One cylinder is sintered at 400 °C, where the solubility of Ag in Cu is below 0.1 vol. %, which allows one to obtain a composite microstructure with pure Ag nanowires dispersed in a pure Cu matrix. The other cylinder is sintered at 600 °C, where the solubility of Ag in Cu is equal to about 2.4 vol. %, which allows the Ag nanowires to dissolve into the surrounding Cu volume to form Cu/Ag alloy nanowires.
The diameter of the cylinders is reduced by wire-drawing, in several passes, thus producing progressively finer wires (diameter in the range 1-0.2 mm). Wires with ultrafine Cu grains (200-700 nm for a 0.5 mm diameter wire) elongated along the drawing axis are prepared. The nanowires (pure Ag or Cu/Ag alloy) are dispersed along the Cu grain boundaries.

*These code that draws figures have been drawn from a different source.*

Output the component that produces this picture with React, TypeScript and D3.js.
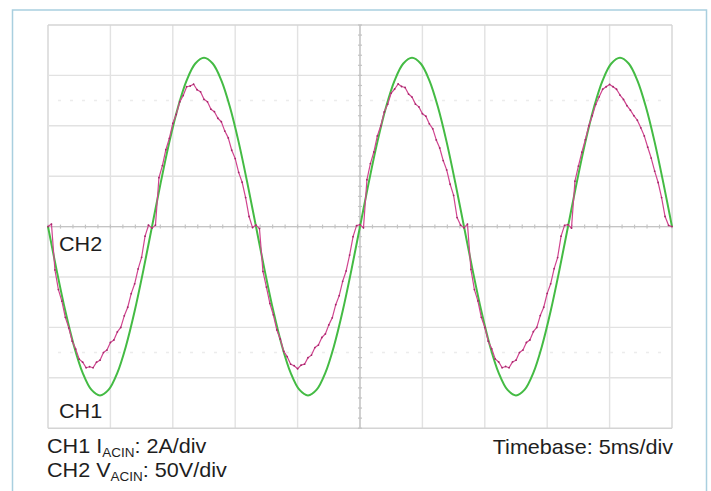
import React from 'react';
import * as d3 from 'd3';

// Scope settings (from the on-screen legend)
const timebaseMsPerDiv = 5;
const voltsPerDiv = 50;
const ampsPerDiv = 2;
const xDivisions = 10;
const yDivisions = 8;

// CH2 – AC input voltage (V), one sample every 15° of the 60 Hz line
const voltageSamples = [
  0, -43.4, -83.8, -118.4, -145.1, -161.8, -167.5, -161.8, -145.1, -118.4, -83.8, -43.4,
  0, 43.4, 83.8, 118.4, 145.1, 161.8, 167.5, 161.8, 145.1, 118.4, 83.8, 43.4,
  0, -43.4, -83.8, -118.4, -145.1, -161.8, -167.5, -161.8, -145.1, -118.4, -83.8, -43.4,
  0, 43.4, 83.8, 118.4, 145.1, 161.8, 167.5, 161.8, 145.1, 118.4, 83.8, 43.4,
  0, -43.4, -83.8, -118.4, -145.1, -161.8, -167.5, -161.8, -145.1, -118.4, -83.8, -43.4,
  0, 43.4, 83.8, 118.4, 145.1, 161.8, 167.5, 161.8, 145.1, 118.4, 83.8, 43.4,
  0,
];

// CH1 – AC input current (A), one sample every 6° of the line, per half cycle
const currentHalf1 = [0.0, 0.1, -1.72, -2.5, -2.96, -3.6, -4.02, -4.55, -4.86, -5.26, -5.38, -5.6, -5.56, -5.6, -5.38, -5.3, -5.0, -4.9, -4.6, -4.5, -4.18, -4.0, -3.54, -3.2, -2.66, -2.27, -1.68, -1.22, -0.38, 0.06];
const currentHalf2 = [-0.06, 0.06, 1.94, 2.42, 3.05, 3.5, 4.1, 4.45, 4.95, 5.2, 5.55, 5.58, 5.65, 5.43, 5.35, 5.05, 4.95, 4.66, 4.56, 4.3, 4.16, 3.79, 3.52, 3.03, 2.7, 2.15, 1.76, 1.15, 0.4, -0.04];
const currentHalf3 = [0.06, -0.08, -1.78, -2.4, -3.05, -3.5, -4.1, -4.46, -4.95, -5.16, -5.46, -5.52, -5.64, -5.5, -5.46, -5.2, -5.1, -4.8, -4.7, -4.4, -4.26, -3.9, -3.62, -3.1, -2.74, -2.17, -1.76, -1.13, -0.4, 0.04];
const currentHalf4 = [0.08, -0.05, 1.86, 2.5, 2.96, 3.6, 4.0, 4.55, 4.86, 5.3, 5.46, 5.66, 5.56, 5.52, 5.26, 5.14, 4.86, 4.75, 4.48, 4.38, 4.08, 3.88, 3.44, 3.12, 2.62, 2.25, 1.68, 1.24, 0.36, 0.06];
const currentHalf5 = [-0.05, 0.1, -1.7, -2.5, -2.95, -3.6, -4.0, -4.55, -4.85, -5.25, -5.37, -5.6, -5.55, -5.6, -5.37, -5.3, -5.0, -4.9, -4.6, -4.5, -4.17, -4.0, -3.53, -3.2, -2.65, -2.27, -1.67, -1.23, -0.38, 0.05];
const currentHalf6 = [0.08, -0.06, 1.8, 2.4, 2.95, 3.45, 4.0, 4.4, 4.85, 5.15, 5.45, 5.55, 5.64, 5.55, 5.45, 5.22, 5.05, 4.8, 4.62, 4.4, 4.22, 3.92, 3.6, 3.15, 2.72, 2.2, 1.75, 1.15, 0.4, 0.05];
const currentEnd = [0.0];

const currentSamples = [
  ...currentHalf1, ...currentHalf2, ...currentHalf3,
  ...currentHalf4, ...currentHalf5, ...currentHalf6, ...currentEnd,
];

const traceLabels = ['CH2', 'CH1'];
const legendLine1 = { ch: 'CH1 I', sub: 'ACIN', rest: ': 2A/div' };
const legendLine2 = { ch: 'CH2 V', sub: 'ACIN', rest: ': 50V/div' };
const timebaseLabel = 'Timebase: 5ms/div';

const W = 711;
const H = 491;
const plot = { left: 48, right: 672, top: 25, bottom: 428.2 };
const FONT = '"Liberation Sans", Arial, Helvetica, sans-serif';
const TEXT_STRETCH = 1.08;

export default function App() {
  const totalMs = xDivisions * timebaseMsPerDiv;
  const x = d3.scaleLinear().domain([0, totalMs]).range([plot.left, plot.right]);
  const xDiv = d3.scaleLinear().domain([0, xDivisions]).range([plot.left, plot.right]);
  const yDiv = d3.scaleLinear().domain([-yDivisions / 2, yDivisions / 2]).range([plot.bottom, plot.top]);
  const yV = d3.scaleLinear().domain([-(yDivisions / 2) * voltsPerDiv, (yDivisions / 2) * voltsPerDiv]).range([plot.bottom, plot.top]);
  const yA = d3.scaleLinear().domain([-(yDivisions / 2) * ampsPerDiv, (yDivisions / 2) * ampsPerDiv]).range([plot.bottom, plot.top]);

  const vPts: [number, number][] = voltageSamples.map((v, i) => [
    (i * totalMs) / (voltageSamples.length - 1), v,
  ]);
  const iPts: [number, number][] = currentSamples.map((v, i) => [
    (i * totalMs) / (currentSamples.length - 1), v,
  ]);

  const vLine = d3.line<[number, number]>()
    .x((d) => x(d[0]))
    .y((d) => yV(d[1]))
    .curve(d3.curveCatmullRom.alpha(0.5));
  const iLine = d3.line<[number, number]>()
    .x((d) => x(d[0]))
    .y((d) => yA(d[1]));

  const xGrid = d3.range(0, xDivisions + 1);
  const yGrid = d3.range(-yDivisions / 2, yDivisions / 2 + 1);
  const xMinor = d3.range(0, xDivisions + 0.001, 0.2);
  const yMinor = d3.range(-yDivisions / 2, yDivisions / 2 + 0.001, 0.2);
  const midX = xDiv(xDivisions / 2);
  const midY = yDiv(0);

  const textStyle = { fontFamily: FONT, fontSize: 20, fill: '#1e1e1e' } as const;

  const legend = (l: { ch: string; sub: string; rest: string }, tx: number, ty: number) => (
    <text transform={`translate(${tx},${ty}) scale(${TEXT_STRETCH},1)`} {...textStyle}>
      <tspan>{l.ch}</tspan>
      <tspan fontSize={12.5} dy={4}>{l.sub}</tspan>
      <tspan dy={-4}>{l.rest}</tspan>
    </text>
  );

  return (
    <svg width={W} height={H} style={{ position: 'absolute', left: 0, top: 0, background: '#fff' }}>
      <rect x={0} y={0} width={W} height={H} fill="#fff" />
      {/* outer frame */}
      <rect x={12.5} y={10} width={694} height={H + 20} fill="none" stroke="#a9cfdf" strokeWidth={1.5} />

      {/* grid */}
      <g>
        {xGrid.map((d) => (
          <line key={'gx' + d} x1={xDiv(d)} x2={xDiv(d)} y1={plot.top} y2={plot.bottom}
            stroke={d === 0 || d === xDivisions ? '#d4d4d4' : '#e2e2e2'} strokeWidth={1.4} />
        ))}
        {yGrid.map((d) => (
          <line key={'gy' + d} x1={plot.left} x2={plot.right} y1={yDiv(d)} y2={yDiv(d)}
            stroke={d === -yDivisions / 2 || d === yDivisions / 2 ? '#d4d4d4' : '#e2e2e2'} strokeWidth={1.4} />
        ))}
        {[2.5, -2.5].map((d) => (
          <line key={'cur' + d} x1={plot.left + 10} x2={plot.right - 10} y1={yDiv(d)} y2={yDiv(d)}
            stroke="#ececec" strokeWidth={1.5} strokeDasharray="3 9" />
        ))}
        {/* center cross */}
        <line x1={plot.left} x2={plot.right} y1={midY} y2={midY} stroke="#c4c4c4" strokeWidth={1.4} />
        <line x1={midX} x2={midX} y1={plot.top} y2={plot.bottom} stroke="#c4c4c4" strokeWidth={1.4} />
        {xMinor.map((d) => (
          <line key={'tx' + d} x1={xDiv(d)} x2={xDiv(d)} y1={midY - 2} y2={midY + 2} stroke="#c4c4c4" strokeWidth={1.2} />
        ))}
        {yMinor.map((d) => (
          <line key={'ty' + d} x1={midX - 2} x2={midX + 2} y1={yDiv(d)} y2={yDiv(d)} stroke="#c4c4c4" strokeWidth={1.2} />
        ))}
      </g>

      {/* traces */}
      <path d={vLine(vPts) ?? ''} fill="none" stroke="#44bb44" strokeWidth={2} strokeLinejoin="round" />
      <path d={iLine(iPts) ?? ''} fill="none" stroke="#d0448f" strokeWidth={1.2} strokeLinejoin="round" />
      {iPts.map((d, i) => (
        <circle key={'ip' + i} cx={x(d[0])} cy={yA(d[1])} r={0.9} fill="#a3286a" />
      ))}

      {/* trace labels */}
      <text transform={`translate(59,251) scale(${TEXT_STRETCH},1)`} {...textStyle}>{traceLabels[0]}</text>
      <text transform={`translate(59,418) scale(${TEXT_STRETCH},1)`} {...textStyle}>{traceLabels[1]}</text>

      {/* legend */}
      {legend(legendLine1, 47, 453)}
      {legend(legendLine2, 47, 476.5)}
      <text transform={`translate(673,454) scale(${TEXT_STRETCH},1)`} textAnchor="end" {...textStyle}>{timebaseLabel}</text>
    </svg>
  );
}
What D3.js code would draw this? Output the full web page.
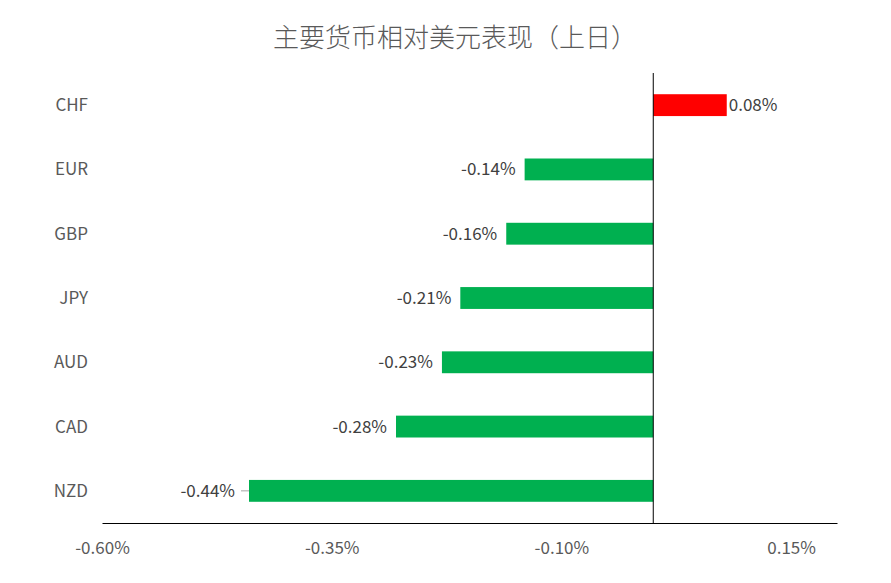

Both kind of wires show a similar ultimate tensile strength (1100 MPa at 77 K), reflecting an equivalent strengthening effect provided by the pure Ag and Cu/Ag alloy nanowires.
However, the electrical resistivity of the Cu/Ag-Cu wires (0.56 µΩ.cm at 77 K) is significantly higher compared to that of the Ag-Cu wires (0.49 µΩ.cm at 77 K). This shows that despite the very local nature of the Cu/Ag alloy, its formation is to be avoided by controlling the sintering conditions, which thus have to be changed depending on the chosen Ag content.
Pure Ag nanowires - Cu composites wires are to be preferred in order to obtain the most suitable properties for high magnetic fields.